I worked in the studio last night and most of today.
And this was the result (unless it changes again).
It was supposed to be an exercise in the painting ‘process’ but even still I found it hard to overlook the results part. This painting went through several transformations before ending up this way.
Something interesting I’ve noticed is that whenever I’m working on something and begin to feel frustrated with the results, I tend to add circles – sort of as a last resort – – ‘well, I’ll try the circles and if that doesn’t work….”
Its my comfort paint; the brownie equivalent when things aren’t going my way.
That got me to thinking…so I decided to see what I could find on the topic.
Here’s what I found.
The circle symbol meaning is universal – it represents the infinite nature of energy and the symbol of the universe.
The Circle Christian Symbol represents eternity.

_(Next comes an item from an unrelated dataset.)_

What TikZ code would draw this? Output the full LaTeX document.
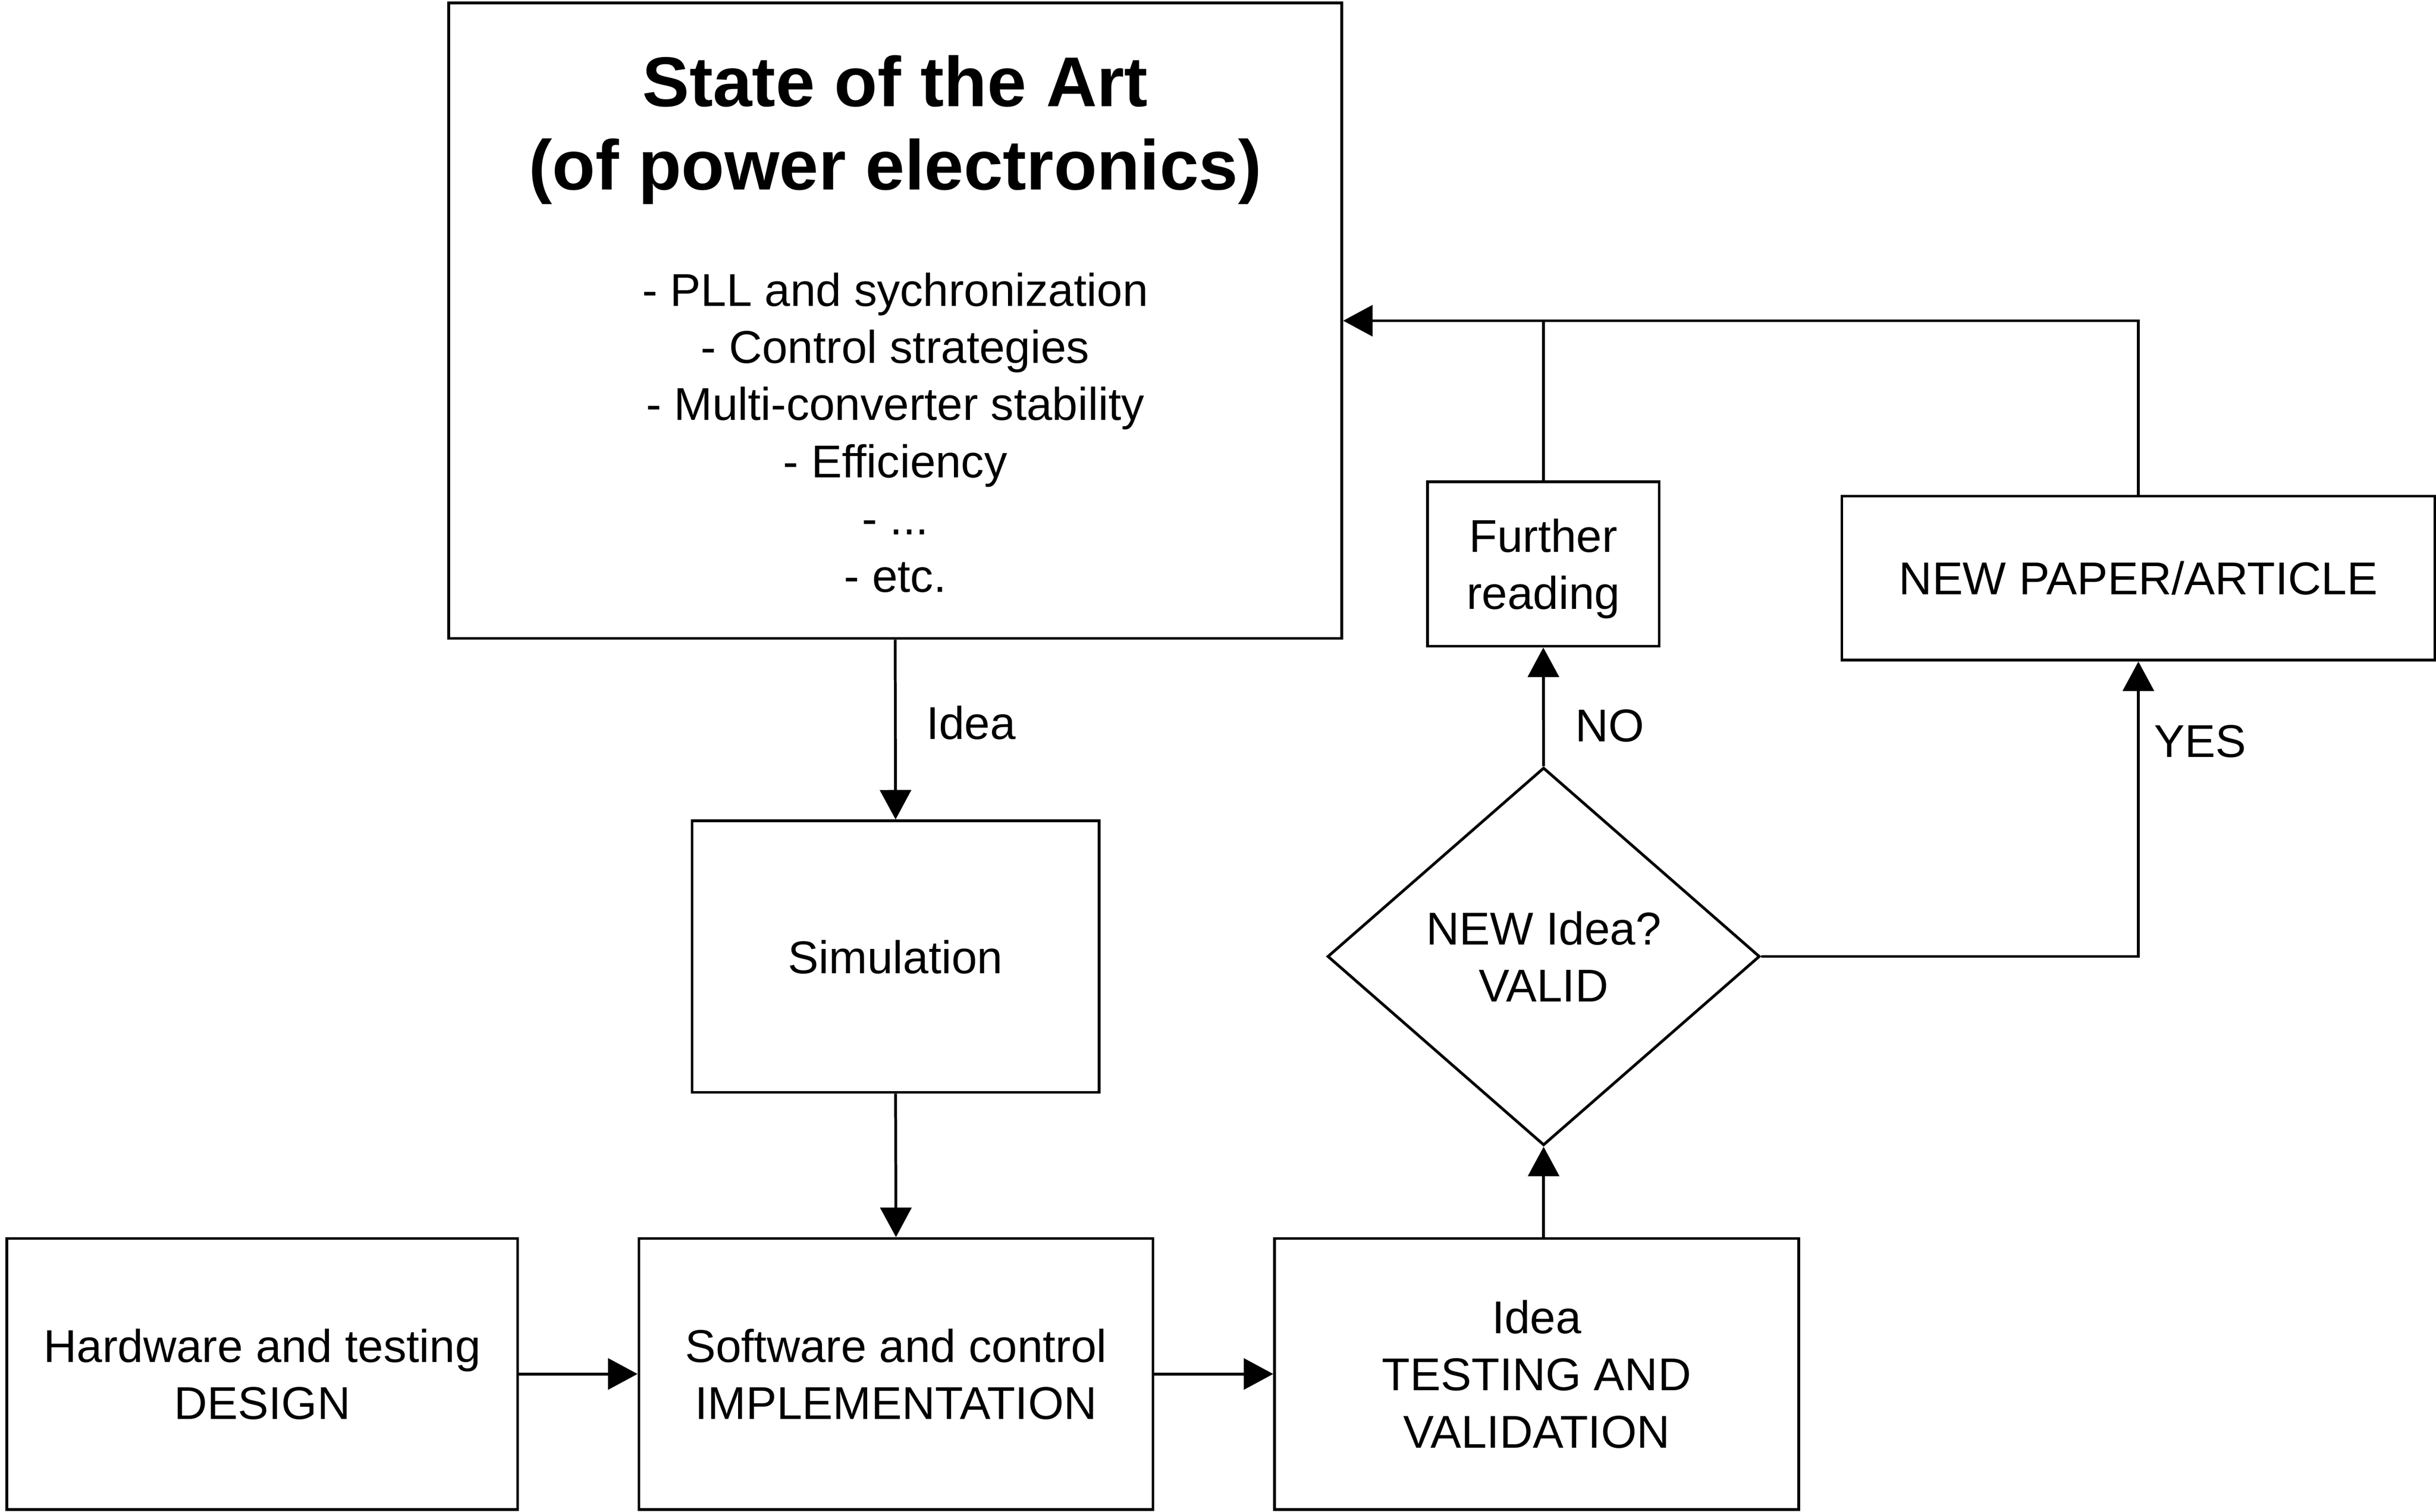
\documentclass[tikz,border=0pt]{standalone}
\usepackage{fontspec}
\setmainfont{Liberation Sans}
\usetikzlibrary{arrows.meta,shapes.geometric}

\tikzset{
    block/.style={draw, line width=0.9pt, inner sep=0pt, align=center, text depth=0pt},
    decision/.style={draw, diamond, line width=0.9pt, inner sep=0pt, align=center, text depth=0pt},
    flow/.style={line width=0.9pt, -{Triangle[length=9.5pt,width=10pt]}},
    edgelabel/.style={inner sep=0pt, anchor=west, text depth=0pt},
}

\begin{document}
\begin{tikzpicture}[x=0.5pt, y=-0.5pt, font=\fontsize{14.8}{18.41}\selectfont]
        \useasboundingbox (0,0) rectangle (1568.1,973.3);
        %% state of the art
        \node[block, minimum width=574.9*0.5pt, minimum height=409*0.5pt] (art) at (576.25,206.5) {};
        \node[align=center, text depth=0pt, font=\fontsize{22.7}{26.7}\selectfont\bfseries] (arttitle) at (576.25,78.9)
            {State of the Art\\(of power electronics)};
        \node[align=center, text depth=0pt] (artlist) at (576.25,278.3)
            {- PLL and sychronization\\- Control strategies\\- Multi-converter stability\\- Efficiency\\- ...\\- etc.};
        %% work boxes
        \node[block, minimum width=262*0.5pt, minimum height=174.8*0.5pt] (sim) at (576.5,615.9) {Simulation};
        \node[block, minimum width=328.7*0.5pt, minimum height=174.4*0.5pt] (hw) at (168.85,884.6) {Hardware and testing\\DESIGN};
        \node[block, minimum width=330.9*0.5pt, minimum height=174.4*0.5pt] (sw) at (576.75,884.6) {Software and control\\IMPLEMENTATION};
        \node[block, minimum width=337.3*0.5pt, minimum height=174.4*0.5pt] (test) at (989.15,884.6) {Idea\\TESTING AND\\VALIDATION};
        %% decision and outcomes
        \node[decision, minimum width=278.3*0.5pt, minimum height=243.2*0.5pt] (valid) at (993.65,615.8) {NEW Idea?\\VALID};
        \node[block, minimum width=149.1*0.5pt, minimum height=105.8*0.5pt] (further) at (993.45,363.1) {Further\\reading};
        \node[block, minimum width=381.8*0.5pt, minimum height=105.6*0.5pt] (paper) at (1376.5,372.2) {NEW PAPER/ARTICLE};
        %% connectors
        \draw[flow] (art.south) -- node[edgelabel, pos=0.46, xshift=9.5pt] (idealbl) {Idea} (sim.north);
        \draw[flow] (sim.south) -- (sw.north);
        \draw[flow] (hw.east) -- (sw.west);
        \draw[flow] (sw.east) -- (test.west);
        \draw[flow] (valid.south |- test.north) -- (valid.south);
        \draw[flow] (valid.north) -- node[edgelabel, pos=0.344, xshift=9.85pt] (nolbl) {NO} (further.south);
        \draw[flow] (valid.east) -| node[edgelabel, pos=0.865, xshift=4.6pt] (yeslbl) {YES} (paper.south);
        %% feedback
        \draw[flow] (further.north) |- (art.east);
        \draw[line width=0.9pt] (paper.north) |- (further.north |- art.east);
    \end{tikzpicture}
\end{document}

The circle symbolizes eternity as it has no beginning or end. Because of this many early Christians believed that there was something divine in circles. Early astronomy and astrology was connected to the divine for most medieval scholars, the circular shape of the sun, moon and the planets were related to God’s act of Creation.
To the Native North American Indians, the circle is the sun, the moon and her children… man and woman. Consider the circle symbol meaning in conjunction with the Native medicine wheels. The medicine wheel gives the sense of the integration of spirit and man, combined for the purpose of greater spiritual understanding and evolution.

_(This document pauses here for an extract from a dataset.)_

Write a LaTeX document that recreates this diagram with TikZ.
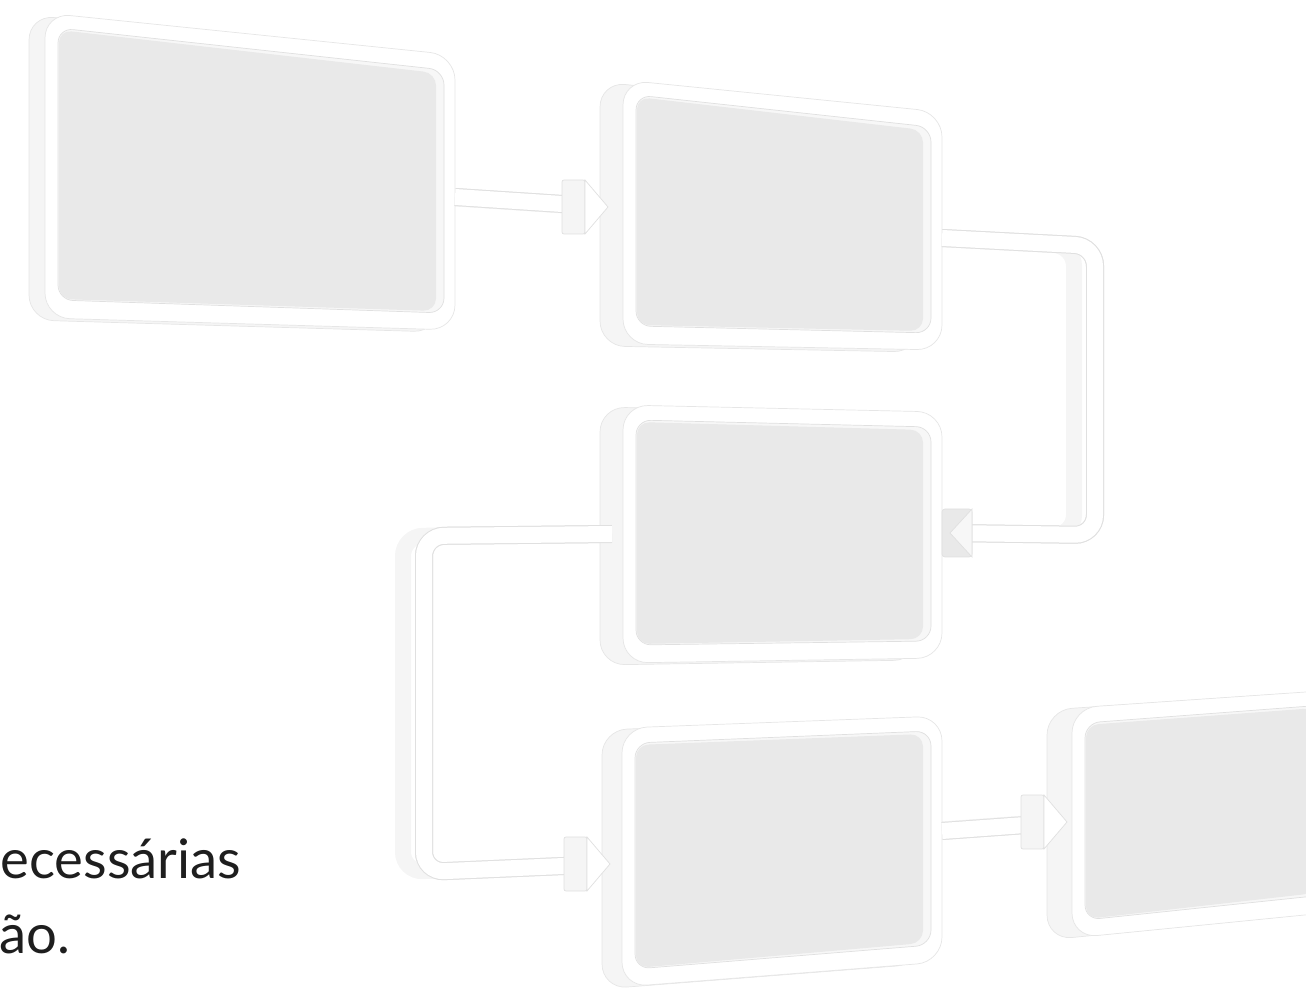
\documentclass[tikz,border=0pt]{standalone}
\usepackage{fontspec}
\setmainfont{Lato}
\usetikzlibrary{calc}
\definecolor{edgecol}{HTML}{E0E0E0}
\definecolor{sidecol}{HTML}{F5F5F5}
\definecolor{wallcol}{HTML}{F7F7F7}
\definecolor{floorcol}{HTML}{E9E9E9}
\definecolor{inkcol}{HTML}{1E1E1E}
% one framed panel: name, depth, corners tl tr br bl of the front face
\newcommand{\panel}[6]{%
  \coordinate (#1-tl) at (#3);
  \coordinate (#1-tr) at (#4);
  \coordinate (#1-br) at (#5);
  \coordinate (#1-bl) at (#6);
  \filldraw[panelside] ($(#1-tl)+(-#2,2)$) -- ($(#1-tr)+(-#2,2)$)
     -- ($(#1-br)+(-#2,2)$) -- ($(#1-bl)+(-#2,2)$) -- cycle;
  \filldraw[panelface] (#1-tl) -- (#1-tr) -- (#1-br) -- (#1-bl) -- cycle;
  \filldraw[panelwall] ($(#1-tl)+(13,15)$) -- ($(#1-tr)+(-11,15)$)
     -- ($(#1-br)+(-11,-17)$) -- ($(#1-bl)+(13,-18)$) -- cycle;
  \fill[panelfloor] ($(#1-tl)+(14,17)$) -- ($(#1-tr)+(-19,18)$)
     -- ($(#1-br)+(-19,-19)$) -- ($(#1-bl)+(14,-19)$) -- cycle;
}

\begin{document}
\begin{tikzpicture}[
   x=0.02cm, y=-0.02cm,
   panelside/.style={fill=sidecol, draw=edgecol!80, line width=0.4pt, rounded corners=0.5cm},
   panelface/.style={fill=white, draw=edgecol!80, line width=0.4pt, rounded corners=0.5cm},
   panelwall/.style={fill=wallcol, draw=edgecol, line width=0.4pt, rounded corners=0.3cm},
   panelfloor/.style={fill=floorcol, rounded corners=0.25cm},
   bar/.style={line width=0.32cm, draw=white, rounded corners=0.4cm,
      preaction={draw=edgecol, line width=0.36cm}},
   barside/.style={line width=0.32cm, draw=sidecol, rounded corners=0.4cm,
      transform canvas={xshift=-0.42cm}, preaction={draw=edgecol, line width=0.36cm}},
   headright/.pic={
      \filldraw[fill=sidecol, draw=edgecol, line width=0.4pt, rounded corners=0.04cm]
         (-23,-27) -- (-46,-27) -- (-46,27) -- (-23,27) -- cycle;
      \filldraw[fill=white, draw=edgecol, line width=0.4pt] (0,0) -- (-23,-27) -- (-23,27) -- cycle;
   },
   headleft/.pic={
      \filldraw[fill=edgecol!70, draw=edgecol, line width=0.4pt, rounded corners=0.06cm]
         (-8,-24) -- (22,-24) -- (22,24) -- (-8,24) -- cycle;
      \filldraw[fill=wallcol, draw=edgecol, line width=0.4pt] (0,0) -- (22,-24) -- (22,24) -- cycle;
   },
   txt/.style={anchor=base west, inner sep=0pt, text=inkcol, font=\fontsize{31}{37}\selectfont}
]
\useasboundingbox (0,0) rectangle (1306,989);

\node[txt] (t1) at (0,878) {ecessárias};
\node[txt] (t2) at (-1,953) {ão.};

% anchor points of the connectors
\coordinate (p1-out) at (455,197);
\coordinate (p2-in) at (608,207);
\coordinate (p2-out) at (942,238);
\coordinate (c2a) at (1095,246);
\coordinate (c2b) at (1095,535);
\coordinate (p3-in) at (950,533);
\coordinate (p3-out) at (612,534);
\coordinate (c3a) at (424,536);
\coordinate (c3b) at (424,872);
\coordinate (p4-in) at (610,864);
\coordinate (p4-out) at (942,831);
\coordinate (p5-in) at (1067,822);

% depth of the bars
\draw[barside] (p1-out) -- (p2-in);
\draw[barside] (p2-out) -- (c2a) -- (c2b) -- (p3-in);
\draw[barside] (p3-out) -- (c3a) -- (c3b) -- (p4-in);
\draw[barside] (p4-out) -- (p5-in);

\panel{p1}{16}{45,13}{455,55}{455,330}{45,318}
\panel{p2}{23}{623,80}{942,112}{942,350}{623,344}
\panel{p3}{23}{623,405}{942,412}{942,658}{623,663}
\panel{p4}{20}{622,728}{942,716}{942,962}{622,987}
\panel{p5}{25}{1072,708}{1335,690}{1335,912}{1072,938}

\draw[bar, shorten >=0.36cm] (p1-out) -- (p2-in);
\draw[bar, shorten >=0.3cm] (p2-out) -- (c2a) -- (c2b) -- (p3-in);
\draw[bar, shorten >=0.36cm] (p3-out) -- (c3a) -- (c3b) -- (p4-in);
\draw[bar, shorten >=0.36cm] (p4-out) -- (p5-in);

\pic (h1) at (p2-in) {headright};
\pic (h2) at (p3-in) {headleft};
\pic (h3) at (p4-in) {headright};
\pic (h4) at (p5-in) {headright};
\end{tikzpicture}
\end{document}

Circles were protective emblems to the Celtic mind. Circles were often drawn as protective boundaries, not to be crossed by enemy or evil forces.
In Chinese symbology, the circle expresses the shape of heaven, with earth signified by a square. When we see a square inside a circle in Chinese art, it represents the union between heaven and earth. The deeply significant yin yang symbol is circular, encompassing the whole of duality with a unified balance.
This juxtaposition is mirrored in symbology expressed by Dr. Jung. He viewed the circle as an geometric archetype of the psyche. When combined with a square it explains the relationship or balance between psyche and body.
What’s even better, is that the circle includes us in the grand scheme. In fact, when any symbol is shown with a circle around the symbol it asks the viewer to be drawn in and to be included in the experience of whatever symbolic message the center may hold.
The circle invites the observer to step inside…
Interesting, isn’t it?
This taken from the on-line article, “Circle Symbols-What do they mean?” by Dixie Allan.